The intermission was nicely seasoned by excited youngsters in the audience exploring the beautiful Crighton lobby and stepping outside to view the lovely, lighted, horse-drawn coach (generously provided by Gullo Ford-Mercury) that was awaiting Cinderella and her Prince. Then it was time for an exquisite ballroom scene in Act II. There were nicely staged court dances with a humorous touch of snobbery and some hilarious antics as the stepsisters tried to win the affection of the Prince. Cinderella and the Prince have smashing duets with “Ten Minutes Ago,” and “Do I Love You Because You’re Beautiful?” The stepsisters offer the consummate song of jealousy in “Stepsister’s Lament,” and then join their mother for the fun-filled nonsense of “A Lovely Night.” The three ladies join Cinderella in a memorable song of dreams, “When You’re Driving Through the Moonlight.” There is lots more excitement surrounding the search for a certain maiden who loses her slipper, but I mustn’t give away the outcome. Suffice it to say the final ensemble reprise of “Do I Love You Because You’re Beautiful?” was one of the most blissfully pleasing moments of musical theater I can remember.
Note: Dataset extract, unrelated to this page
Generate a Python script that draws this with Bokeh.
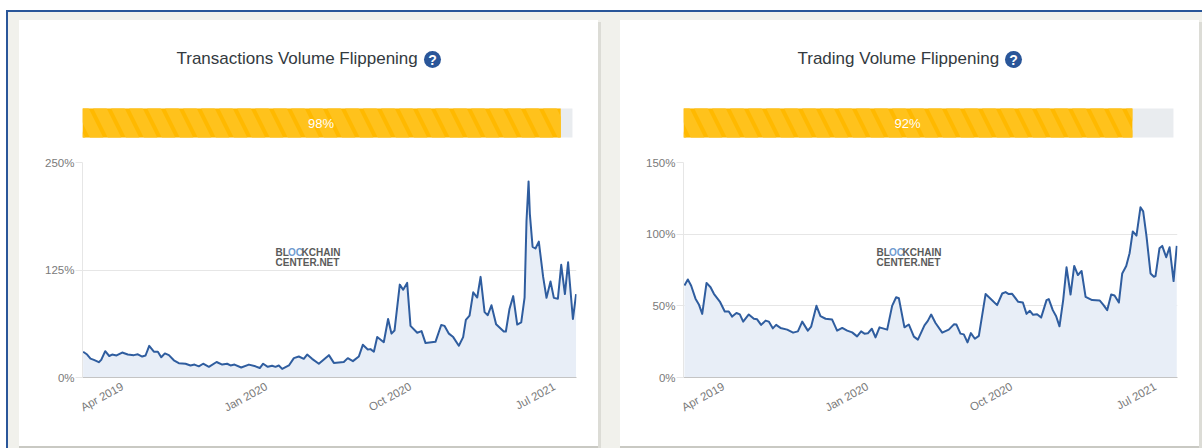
from bokeh.plotting import figure
from bokeh.layouts import row, column
from bokeh.models import FixedTicker, Range1d, Label
from bokeh.embed import file_html
from bokeh.resources import INLINE

tx_title = "Transactions Volume Flippening"
tr_title = "Trading Volume Flippening"
tx_share = 98
tr_share = 92
tick_months = [2.5, 11.5, 20.5, 29.5]
tick_labels = ["Apr 2019", "Jan 2020", "Oct 2020", "Jul 2021"]
tx_yticks = [0, 125, 250]
tr_yticks = [0, 50, 100, 150]

tx_months = [0.04,.29,.5,.71,1.02,1.17,1.42,1.67,1.85,2.13,2.48,2.83,3.21,3.46,3.73,3.94,4.17,4.46,4.71,4.92,5.15,5.4,5.71,6.02,6.44,6.75,7,7.27,7.54,7.9,8.38,8.73,9.04,9.25,9.5,9.92,10.4,10.81,11.08,11.29,11.58,11.85,12.06,12.27,12.48,12.9,13.21,13.52,13.83,14.04,14.35,14.77,
15.4,15.71,16.33,16.58,16.9,17.27,17.52,17.83,18,18.21,18.42,18.83,19.1,19.31,19.5,19.83,20.04,20.29,20.5,20.92,21.19,21.44,22.06,22.42,22.63,22.9,23.17,23.52,23.79,23.96,24.19,24.42,24.67,24.88,25.13,25.33,25.56,25.85,26.33,26.46,26.69,26.92,27.17,27.42,27.63,27.75,27.88,27.96,28.13,28.31,28.52,28.79,29,29.25,29.46,29.71,29.92,30.15,30.35,30.65,30.85]
tx_values = [29.9,26.7,22,20.5,17.8,20.5,30.6,25,26.7,25.6,29,26.7,26,27,24.4,25.6,36.8,30,30,23.6,28,26,20,16.7,16,14,15,13,16,12.4,18,15,16,14,15,11.6,15,13,11,16,12.4,13.6,12.4,14,10,14,22.5,24.4,21.7,26.7,21.7,16,
26,17,18,22.5,19,24.4,38,32.6,33,30,47,41,68,51,54.6,108,102,110,60,52,54,40,41.5,61,60,51,47,37,47,67,72,99,93,117,76,72.5,84,62,53.5,53.5,80,94.6,61.6,64,93,182,228,190,152,150,158,117,92.6,111.6,92.6,91.5,131,97,134,68,97]

tr_months = [.06,.27,.48,.75,.96,1.17,1.44,1.69,1.9,2.27,2.58,2.83,3.04,3.31,3.52,3.73,4.08,4.4,4.6,4.85,5.13,5.33,5.58,5.79,6.06,6.48,6.85,7.15,7.42,7.77,7.98,8.31,8.56,8.88,9.29,9.6,9.92,10.23,10.54,10.85,11.1,11.31,11.52,11.77,12,12.25,12.73,13.04,13.29,13.46,13.81,14.08,14.4,14.65,
15.06,15.27,15.48,15.75,16.17,16.58,16.9,17.06,17.31,17.52,17.75,17.96,18.21,18.46,18.88,19.19,19.6,19.92,20.13,20.33,20.54,20.92,21.21,21.44,21.65,21.85,22.1,22.35,22.69,22.83,23.08,23.29,23.5,23.73,23.94,24.19,24.42,24.65,24.88,25.13,25.54,26.02,26.23,26.48,26.73,26.94,27.21,27.42,27.67,27.88,28.08,28.31,28.56,28.73,28.94,29.19,29.4,29.5,29.75,29.92,30.17,30.38,30.63,30.83]
tr_values = [64.2,68.4,64,55,51,44.4,66,63,58.4,53,46,46,42.5,45,44,39,44,41,40.6,36.7,39.7,39,34.3,36.7,34.6,33.4,31.3,32.2,39,32.7,35.5,50,42.8,41,40.4,32.7,34.6,32.7,31.5,28.7,32.2,30.6,30.8,34,28,35,33.4,50,56,55.3,35,37,28.5,26.4,
36.4,39.5,43.9,38,31.3,33.4,37.1,36.9,30.6,30.1,24.5,31,27,29,58.2,55,50.5,58.6,59.6,58.2,58.4,52.8,52.3,44.4,46.5,43.7,44.1,41.8,54,54.7,47,42.7,35.7,54,76.9,57.9,77.8,71.5,74.3,56.3,54,53.7,50.9,47,57.9,57.2,52.3,72.6,77.8,86.7,101.9,99,118.7,115.9,98.3,72.6,70.3,70.8,90.2,91.8,83.9,90.9,67.3,91.8]

BG = "#f1f1ec"
SHADOW = "#dcdcd6"
BLUE = "#2a5699"
LINE = "#2f5d9f"
FILL = "#e8eef7"
W = 601
TOP_H = 140
BOT_H = 308
FONT = "Liberation Sans"
PX_PER_SHARE = 4.89
FRAME_L, FRAME_R = 82, 576  # the column aligns the top panel's frame with the chart's frame


def text(p, s, x, y, size, color, align="left", style="normal"):
    p.add_layout(Label(x=x, y=y, text=s, text_font=FONT, text_font_size=size, text_color=color,
                       text_align=align, text_baseline="middle", text_font_style=style))


def top_panel(title, share, title_x, icon_x):
    sx = lambda px: (px - 81) / PX_PER_SHARE
    p = figure(width=W, height=TOP_H, output_backend="svg", toolbar_location=None,
               x_range=Range1d(sx(FRAME_L), sx(FRAME_R)), y_range=Range1d(TOP_H, 0),
               x_axis_type=None, y_axis_type=None,
               min_border=0, border_fill_color=None, background_fill_color=None, outline_line_color=None)
    p.grid.visible = False
    p.hbar(y=[122.5], left=[0], right=[100.4], height=29, fill_color="#e9ecef", line_color=None)
    p.hbar(y=[122.5], left=[0], right=[share], height=29, fill_color="#ffb900", line_color=None,
           hatch_pattern="left_diagonal_line", hatch_color="#ffc21c", hatch_scale=36, hatch_weight=12)
    text(p, title, sx(title_x), 58, "17px", "#333a40")
    p.scatter(x=[sx(icon_x)], y=[59], size=17, marker="circle", fill_color=BLUE, line_color=None)
    text(p, "?", sx(icon_x), 59.5, "14px", "#ffffff", align="center", style="bold")
    text(p, f"{share}%", share / 2, 122.5, "13px", "#ffffff", align="center")
    return p


def chart_panel(months, values, ymax, yticks):
    p = figure(width=W, height=BOT_H, output_backend="svg", toolbar_location=None,
               x_range=Range1d(0, 30.875), y_range=Range1d(0, ymax),
               min_border_left=82, min_border_right=25, min_border_top=22, min_border_bottom=71,
               border_fill_color=None, background_fill_color=None, outline_line_color=None)
    p.xgrid.visible = False
    p.ygrid.ticker = FixedTicker(ticks=yticks)
    p.ygrid.grid_line_color = "#e6e6e6"
    p.xaxis.ticker = FixedTicker(ticks=tick_months)
    p.xaxis.major_label_overrides = dict(zip(tick_months, tick_labels))
    p.xaxis.major_label_orientation = 0.5
    p.xaxis.major_tick_line_color = None
    p.xaxis.minor_tick_line_color = None
    p.xaxis.axis_line_color = "#c4c4c4"
    p.xaxis.major_label_standoff = 2
    p.yaxis.ticker = FixedTicker(ticks=yticks)
    p.yaxis.major_label_overrides = {t: f"{t}%" for t in yticks}
    p.yaxis.axis_line_color = "#e6e6e6"
    p.yaxis.major_tick_line_color = "#e6e6e6"
    p.yaxis.major_tick_in = 0
    p.yaxis.major_tick_out = 7
    p.yaxis.minor_tick_line_color = None
    p.yaxis.major_label_standoff = 1
    for ax in (p.xaxis, p.yaxis):
        ax.major_label_text_font = FONT
        ax.major_label_text_font_size = "11.5px"
        ax.major_label_text_color = "#7a7a7a"
    p.varea(x=months, y1=[0] * len(months), y2=values, color=FILL)
    p.line(x=months, y=values, color=LINE, line_width=2, line_join="round")
    xs = 30.875 / 494
    ys = ymax / 215
    x0 = (275 - 82) * xs
    y1, y2 = (377 - 252) * ys, (377 - 261.5) * ys
    text(p, "BL", x0, y1, "10px", "#5a5a5a", style="bold")
    text(p, "OC", x0 + 12.5 * xs, y1, "10px", "#6f9bd0", style="bold")
    text(p, "KCHAIN", x0 + 26 * xs, y1, "10px", "#5a5a5a", style="bold")
    text(p, "CENTER.NET", x0, y2, "10px", "#5a5a5a", style="bold")
    return p


def layer(color, x, y, w, h):
    return f"linear-gradient({color},{color}) {x}px {y}px/{w}px {h}px no-repeat"


layers = [
    layer(BLUE, 6, 10, 1196, 2), layer(BLUE, 6, 10, 2, 438),
    layer("#ffffff", 19, 20, 579, 426), layer("#ffffff", 620, 20, 579, 426),
    layer(SHADOW, 598, 22, 3, 426), layer(SHADOW, 1199, 22, 3, 426),
    layer("#c9c9c3", 19, 446, 582, 2), layer("#c9c9c3", 620, 446, 582, 2),
    layer(BG, 8, 12, 1194, 436),
]
left = column(top_panel(tx_title, tx_share, 176, 432), chart_panel(tx_months, tx_values, 250, tx_yticks), spacing=0)
right = column(top_panel(tr_title, tr_share, 196, 412), chart_panel(tr_months, tr_values, 150, tr_yticks), spacing=0)
page = row(left, right, spacing=0, styles={"background": ",".join(layers) + ",#ffffff"})
open("out.html", "w").write(file_html(page, INLINE))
As for complaints, I have just one. The unique Opening Night festivities should have attracted major media attention. Cinderella and the Prince were driven (in the aforementioned coach) to their gala, black-tie optional, Wedding Reception / Garden Party at nearby Heather’s Glen. This Crighton “First Nighter” affair featured full buffet, open bar, Renaissance Festival entertainers, and a most delicious wedding cake. My guest, Ruthellen Hinton and I were honored when joined at table by society/entertainment columnist Peggie Miller, her charming husband, Cliff, and several of their friends. We even had a pleasant visit from Lillian Niederhofer, a leading local benefactor of this production. Her investment could not have produced any greater return than “Cinderella!”